Trump's Jerusalem move 'coordinated with Arab leaders'
2 min read
07 December, 2017
An Israeli minister has suggested Donald Trump had obtained an 'green light' from Arab countries for his recognition of Jerusalem as Israel's capital on Wednesday.
Yisrael Katz (L), intelligence minister, claims Arab leaders helping contain reactions to Trump's move [Getty]
An Israeli minister has suggested Donald Trump had obtained an 'green light' from Arab countries for his recognition of Jerusalem as Israel's capital on Wednesday.

Speaking to Israel's Channel 10, Yisrael Katz, Minister of Transportation and the Minister of Intelligence, claimed the US administration had coordinated the move with Arab leaders prior to the decision, to ensure they would help contain Palestinian and Arab reactions.

Some Arab governments' reliance on American protection, Katz said, is a key factor determining the nature of their reactions.

Regarding Saudi Arabia's position on Trump's move, Katz claimed Riyadh would take into account "shared security interests with Israel," particularly in relation to common foe Iran.

Katz said Trump's decision is "historical", as it heads off any attempt by the Palestinians to invoke UN resolution 181 to partition Jerusalem and claim the Arab part of the city as their own under international law.

Donald Trump had informed several Arab leaders of his move a day before he made the announcement on Wednesday.

Arab leaders have since issued strong warnings and called an emergency meeting of the Arab League, but made no mention of any specific steps against the controversial move that has already sparked protests across the Middle East.

There has been speculation that Trump's move could be part of the so-called Deal of the Century, which allegedly offers the town of Abu Dis close to Jerusalem as an alternative Palestinian capital.

The purported deal is said to have been discussed betwen Trump's son in law Jared Kushner and Saudi Arabia's crown prince Mohammed bin Salman, but Saudi Arabia has denied the reports.
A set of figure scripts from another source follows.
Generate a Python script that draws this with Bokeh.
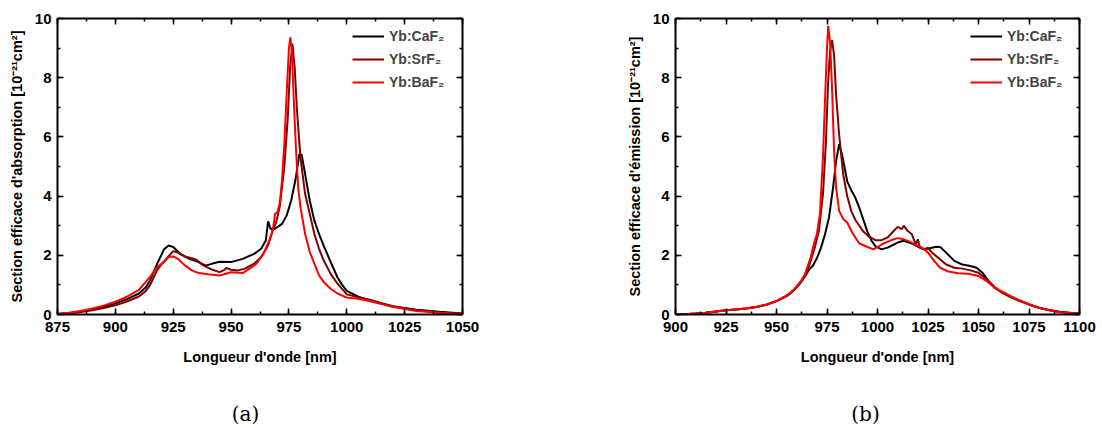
from bokeh.plotting import figure
from bokeh.models import (Range1d, LinearAxis, SingleIntervalTicker, Legend, LegendItem,
                          CustomJSTickFormatter)
from bokeh.core.properties import value
from bokeh.layouts import row, column
from bokeh.embed import file_html
from bokeh.resources import INLINE

# ---------------- data: absorption (a) ----------------
abs_ca_wl = [875, 880, 885, 890, 895, 900, 905, 910, 913, 915, 918, 921, 923, 925, 928, 932, 936, 939, 942, 945,
             950, 955, 960, 963, 965, 966, 967, 968, 970, 972, 974, 976, 978, 979.5, 980.5, 982, 984, 986, 988, 990,
             993, 996, 998, 1000, 1005, 1010, 1020, 1030, 1040, 1050]
abs_ca = [0.02, 0.05, 0.10, 0.17, 0.26, 0.37, 0.52, 0.70, 0.90, 1.15, 1.70, 2.20, 2.33, 2.28, 2.05, 1.88, 1.77, 1.65, 1.72, 1.78,
          1.77, 1.88, 2.05, 2.22, 2.50, 3.15, 2.90, 2.86, 2.95, 3.06, 3.34, 3.85, 4.63, 5.41, 5.40, 4.74, 3.85, 3.17, 2.72, 2.33,
          1.78, 1.25, 1.00, 0.80, 0.60, 0.47, 0.27, 0.16, 0.09, 0.03]

abs_sr_wl = [875, 880, 885, 890, 895, 900, 905, 910, 913, 915, 918, 920, 922, 925, 927, 930, 933, 935, 938, 942,
             945, 947, 948, 950, 953, 956, 960, 963, 966, 968, 969.5, 971, 973, 974.5, 975.5, 976.5, 977.5, 978.5, 980, 982,
             984, 986, 988, 990, 993, 996, 1000, 1005, 1010, 1015, 1020, 1030, 1040, 1050]
abs_sr = [0.02, 0.04, 0.08, 0.14, 0.22, 0.31, 0.44, 0.60, 0.78, 0.99, 1.49, 1.70, 1.88, 2.14, 2.09, 1.96, 1.90, 1.85, 1.66, 1.51,
          1.43, 1.50, 1.57, 1.51, 1.49, 1.55, 1.72, 1.94, 2.33, 2.84, 3.12, 3.62, 4.97, 6.65, 8.33, 9.15, 8.33, 6.87, 5.30, 4.07,
          3.40, 2.72, 2.22, 1.83, 1.38, 1.04, 0.68, 0.58, 0.50, 0.38, 0.28, 0.15, 0.07, 0.02]

abs_ba_wl = [875, 880, 885, 890, 895, 900, 905, 910, 915, 918, 921, 923, 925, 927, 930, 933, 936, 940, 945, 950,
             955, 958, 961, 964, 966.5, 968, 969, 970, 971, 972, 973, 974, 975, 975.6, 976.3, 977, 978, 979, 980, 982,
             984, 986, 988, 990, 993, 996, 1000, 1005, 1010, 1015, 1020, 1030, 1040, 1050]
abs_ba = [0.02, 0.06, 0.12, 0.20, 0.30, 0.43, 0.60, 0.82, 1.27, 1.60, 1.77, 1.94, 1.96, 1.88, 1.66, 1.49, 1.40, 1.36, 1.32, 1.43,
          1.40, 1.55, 1.72, 2.05, 2.50, 2.84, 3.40, 3.45, 3.73, 4.52, 5.75, 7.43, 9.00, 9.36, 8.89, 7.43, 5.64, 4.29, 3.62, 2.72,
          2.11, 1.72, 1.32, 1.10, 0.87, 0.71, 0.57, 0.53, 0.45, 0.35, 0.25, 0.12, 0.06, 0.02]

# ---------------- data: emission (b) ----------------
em_ca_wl = [900, 905, 910, 915, 920, 925, 930, 935, 940, 945, 950, 955, 958, 960, 962, 964, 966, 968, 970, 972,
            974, 976, 978, 979.5, 981, 982.5, 985, 987, 989, 991, 993, 995, 997, 999, 1002, 1005, 1010, 1013, 1017, 1020,
            1023, 1026, 1029, 1031, 1034, 1038, 1042, 1046, 1049, 1052, 1055, 1058, 1062, 1066, 1070, 1075, 1080, 1085, 1090, 1095, 1100]
em_ca = [0.00, 0.01, 0.03, 0.06, 0.10, 0.14, 0.17, 0.20, 0.25, 0.33, 0.45, 0.62, 0.78, 0.92, 1.08, 1.28, 1.50, 1.65, 1.90, 2.25,
         2.70, 3.28, 4.29, 5.18, 5.75, 5.40, 4.50, 4.20, 3.95, 3.60, 3.20, 2.80, 2.50, 2.30, 2.20, 2.26, 2.43, 2.49, 2.40, 2.29,
         2.20, 2.24, 2.29, 2.28, 2.09, 1.81, 1.69, 1.64, 1.58, 1.41, 1.13, 0.90, 0.73, 0.59, 0.47, 0.34, 0.23, 0.15, 0.09, 0.06, 0.03]

em_sr_wl = [900, 905, 910, 915, 920, 925, 930, 935, 940, 945, 950, 955, 958, 960, 962, 964, 966, 967, 969, 971,
            973, 974.5, 975.5, 976.5, 977.5, 978.5, 979.5, 981, 983, 985, 987, 989, 991, 993, 996, 999, 1002, 1005, 1008, 1010,
            1012, 1013, 1015, 1017, 1019, 1020, 1021, 1023, 1025, 1027, 1030, 1034, 1038, 1042, 1046, 1050, 1054, 1058, 1062, 1066,
            1070, 1075, 1080, 1085, 1090, 1095, 1100]
em_sr = [0.00, 0.01, 0.03, 0.06, 0.10, 0.14, 0.17, 0.20, 0.25, 0.33, 0.45, 0.63, 0.79, 0.93, 1.10, 1.30, 1.60, 1.83, 2.27, 2.83,
         4.06, 5.86, 7.76, 8.88, 9.27, 8.77, 7.42, 6.08, 4.74, 4.00, 3.50, 3.20, 3.00, 2.80, 2.62, 2.51, 2.51, 2.60, 2.82, 2.96,
         2.88, 3.00, 2.82, 2.71, 2.37, 2.54, 2.26, 2.20, 2.26, 2.09, 1.92, 1.69, 1.58, 1.55, 1.49, 1.41, 1.19, 0.93, 0.73, 0.59,
         0.47, 0.34, 0.22, 0.14, 0.09, 0.05, 0.03]

em_ba_wl = [900, 905, 910, 915, 920, 925, 930, 935, 940, 945, 950, 955, 958, 960, 962, 964, 965, 967, 968.5, 970,
            971.5, 973, 974, 975, 975.6, 976.5, 977.5, 978.5, 979.5, 981, 983, 985, 987, 989, 991, 995, 998, 1000, 1003, 1006,
            1010, 1013, 1016, 1019, 1022, 1025, 1028, 1031, 1035, 1040, 1045, 1050, 1054, 1058, 1062, 1066, 1070, 1075, 1080, 1085,
            1090, 1095, 1100]
em_ba = [0.00, 0.01, 0.03, 0.06, 0.10, 0.14, 0.17, 0.21, 0.26, 0.34, 0.46, 0.64, 0.80, 0.95, 1.12, 1.35, 1.55, 1.94, 2.39, 2.72,
         3.40, 5.30, 7.20, 9.00, 9.75, 9.22, 7.65, 5.52, 4.29, 3.50, 3.23, 3.11, 2.83, 2.60, 2.40, 2.28, 2.20, 2.28, 2.40, 2.49,
         2.58, 2.54, 2.46, 2.35, 2.26, 2.09, 1.81, 1.58, 1.45, 1.39, 1.38, 1.30, 1.13, 0.90, 0.76, 0.62, 0.49, 0.35, 0.23, 0.14,
         0.08, 0.05, 0.03]

names = ["Yb:CaF\u2082", "Yb:SrF\u2082", "Yb:BaF\u2082"]
colors = ["#000000", "#800000", "#ff0000"]
captions = ["(a)", "(b)"]

FONT = "Liberation Sans"


def style_axis(ax, labels=True):
    ax.axis_line_width = 2
    ax.axis_line_color = "black"
    ax.major_tick_in = 6
    ax.major_tick_out = 0
    ax.minor_tick_in = 3
    ax.minor_tick_out = 0
    ax.major_tick_line_width = 1.5
    ax.minor_tick_line_width = 1.5
    ax.major_tick_line_color = "black"
    ax.minor_tick_line_color = "black"
    if labels:
        ax.major_label_text_font = FONT
        ax.major_label_text_font_style = "bold"
        ax.major_label_text_font_size = "15px"
        ax.major_label_text_color = "black"
        ax.axis_label_text_font = FONT
        ax.axis_label_text_font_style = "bold"
        ax.axis_label_text_font_size = "14.5px"
        ax.axis_label_text_color = "black"
    else:
        ax.formatter = CustomJSTickFormatter(code="return '';")
        ax.major_label_text_font_size = "8px"
        ax.major_label_standoff = 0


def make_fig(xr, xlabel, ylabel, series, width, bl, br):
    p = figure(width=width, height=390, output_backend="svg", toolbar_location=None,
               x_range=Range1d(*xr), y_range=Range1d(0, 10),
               min_border_left=bl, min_border_right=br, min_border_top=18, min_border_bottom=76)
    p.xgrid.visible = False
    p.ygrid.visible = False
    p.outline_line_color = None
    p.background_fill_color = "white"
    p.border_fill_color = "white"

    p.xaxis.ticker = SingleIntervalTicker(interval=25, num_minor_ticks=2)
    p.yaxis.ticker = SingleIntervalTicker(interval=2, num_minor_ticks=2)
    p.xaxis.axis_label = xlabel
    p.yaxis.axis_label = ylabel
    for ax in p.xaxis + p.yaxis:
        style_axis(ax)
    p.xaxis.major_label_standoff = 7
    p.xaxis.axis_label_standoff = 14
    p.yaxis.major_label_standoff = 6
    p.yaxis.axis_label_standoff = 7

    top = LinearAxis(ticker=SingleIntervalTicker(interval=25, num_minor_ticks=2))
    style_axis(top, labels=False)
    p.add_layout(top, "above")
    right = LinearAxis(ticker=SingleIntervalTicker(interval=2, num_minor_ticks=2))
    style_axis(right, labels=False)
    p.add_layout(right, "right")

    items = []
    for (xs, ys), name, col in zip(series, names, colors):
        r = p.line(xs, ys, line_color=col, line_width=2)
        items.append(LegendItem(label=name, renderers=[r]))
    leg = Legend(items=items, location=(295, 222))
    leg.border_line_color = None
    leg.background_fill_alpha = 0
    leg.label_text_font = FONT
    leg.label_text_font_style = "bold"
    leg.label_text_font_size = "14px"
    leg.glyph_width = 32
    leg.glyph_height = 20
    leg.label_height = 20
    leg.label_standoff = 5
    leg.spacing = 3
    leg.padding = 0
    leg.margin = 0
    p.add_layout(leg, "center")
    return p


def make_caption(text, width, cx):
    c = figure(width=width, height=38, output_backend="svg", toolbar_location=None,
               x_range=Range1d(0, width), y_range=Range1d(0, 38),
               x_axis_type=None, y_axis_type=None,
               min_border_left=0, min_border_right=0, min_border_top=0, min_border_bottom=0)
    c.xgrid.visible = False
    c.ygrid.visible = False
    c.outline_line_color = None
    c.text(x=[cx], y=[15], text=[text], text_align="center", text_baseline="middle",
           text_font=value("DejaVu Serif"), text_font_size="20px", text_color="black")
    return c


pa = make_fig((875, 1050), "Longueur d'onde [nm]", "Section efficace d'absorption [10\u207b\u00b2\u00b9cm\u00b2]",
              [(abs_ca_wl, abs_ca), (abs_sr_wl, abs_sr), (abs_ba_wl, abs_ba)], 559, 57, 97)
pb = make_fig((900, 1100), "Longueur d'onde [nm]", "Section efficace d'\u00e9mission [10\u207b\u00b2\u00b9cm\u00b2]",
              [(em_ca_wl, em_ca), (em_sr_wl, em_sr), (em_ba_wl, em_ba)], 541, 116, 21)
ca = make_caption(captions[0], 559, 245)
cb = make_caption(captions[1], 541, 306)

layout = column(row(pa, pb), row(ca, cb))
open("out.html", "w").write(file_html(layout, INLINE))
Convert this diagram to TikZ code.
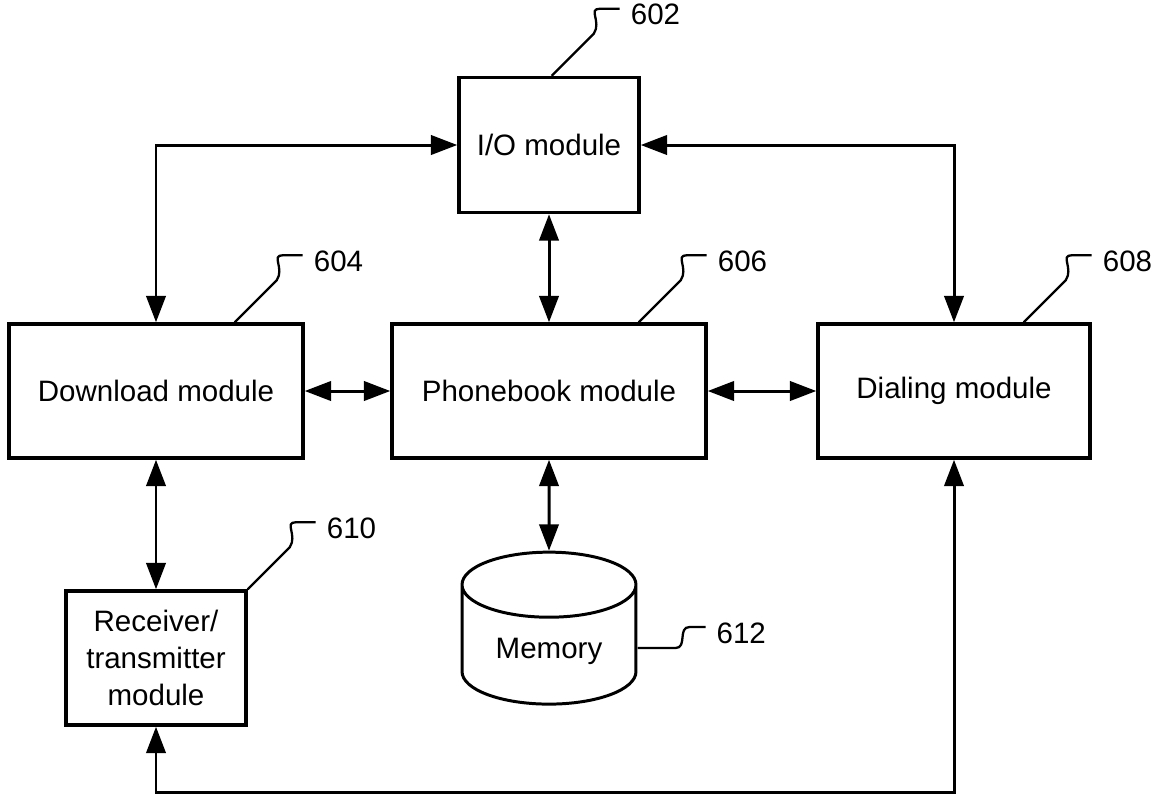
\documentclass[tikz,border=0pt]{standalone}
\usepackage{fontspec}
\setmainfont{Liberation Sans}
\usetikzlibrary{arrows.meta,shapes.geometric}

\begin{document}
\begin{tikzpicture}[x=0.02cm,y=-0.02cm]
        \tikzset{module/.style={draw,line width=2pt,minimum height=2.68cm,align=center,
                font=\fontsize{16.8}{21}\selectfont},
            link/.style={{Triangle[length=15pt,width=11pt]}-{Triangle[length=15pt,width=11pt]},line width=1.7pt},
            leader/.style={line width=1.3pt},
            refnum/.style={anchor=west,inner sep=0pt,xshift=0.2cm,yshift=-0.12cm,
                font=\fontsize{16.8}{21}\selectfont}}
        \useasboundingbox (0,0) rectangle (1159,796);
        \node[module,minimum width=3.6cm,minimum height=2.7cm] (io) at (549,145) {I/O module};
        \node[module,minimum width=5.88cm] (download) at (156,391) {Download module};
        \node[module,minimum width=6.28cm] (phonebook) at (549,391) {Phonebook module};
        \node[module,minimum width=5.44cm] (dialing) at (954,391) {Dialing module};
        \node[module,minimum width=3.6cm] (receiver) at (156,658) {Receiver/\\transmitter\\module};
        \node[cylinder,shape border rotate=90,draw,line width=1.7pt,shape aspect=0.55,
            minimum width=3.48cm,minimum height=3.04cm,font=\fontsize{16.8}{21}\selectfont]
            (memory) at (549,651) {Memory};
        % connections
        \draw[link] (io.west) -| (download.north);
        \draw[link] (io.east) -| (dialing.north);
        \draw[link] (io) -- (phonebook);
        \draw[link] (download) -- (phonebook);
        \draw[link] (phonebook) -- (dialing);
        \draw[link] (download) -- (receiver);
        \draw[link] (phonebook) -- (memory);
        \draw[link] (dialing.south) -- ++(0,333) -| (receiver.south);
        % reference numerals
        \foreach \part/\dx/\num in {io/89/602,download/70/604,phonebook/69/606,dialing/68/608,receiver/0/610}
            \draw[leader] (\part.north east) ++(-\dx,0) -- ++(42,-42)
                .. controls +(8,-12) and +(-12,0) .. ++(6,-25) -- ++(20,0) node[refnum]{\num};
        \draw[leader] (memory.east |- 0,648) -- ++(38,0)
            .. controls +(12,0) and +(-12,0) .. ++(14,-21) -- ++(16,0) node[refnum]{612};
\end{tikzpicture}
\end{document}
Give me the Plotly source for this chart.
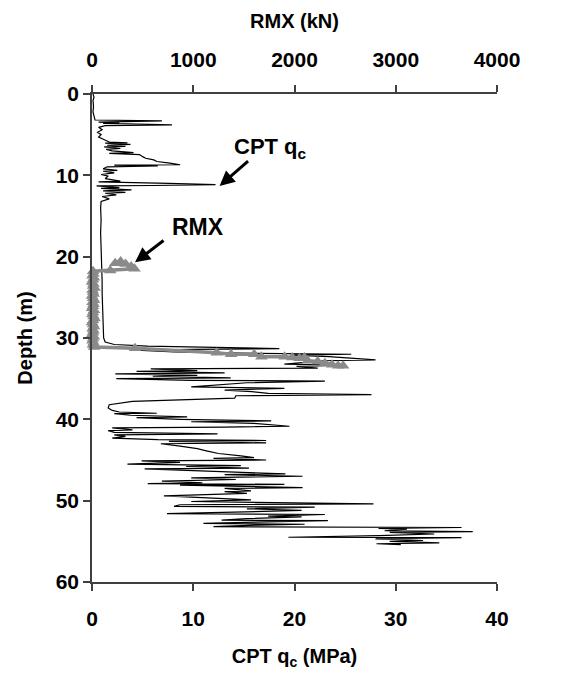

Israel regards Jerusalem as its capital, a position nearly the entire world rejects saying its status should be determined in peace talks with the Palestinians.

East Jerusalem, which includes the Old City, is considered occupied Palestinian territory under international law.

The Palestinians hope it would become the capital of their future state once agreed in final status negotiations with Israel, according to the 1993 Oslo Accords. Trump's move puts this hope in serious jeopardy.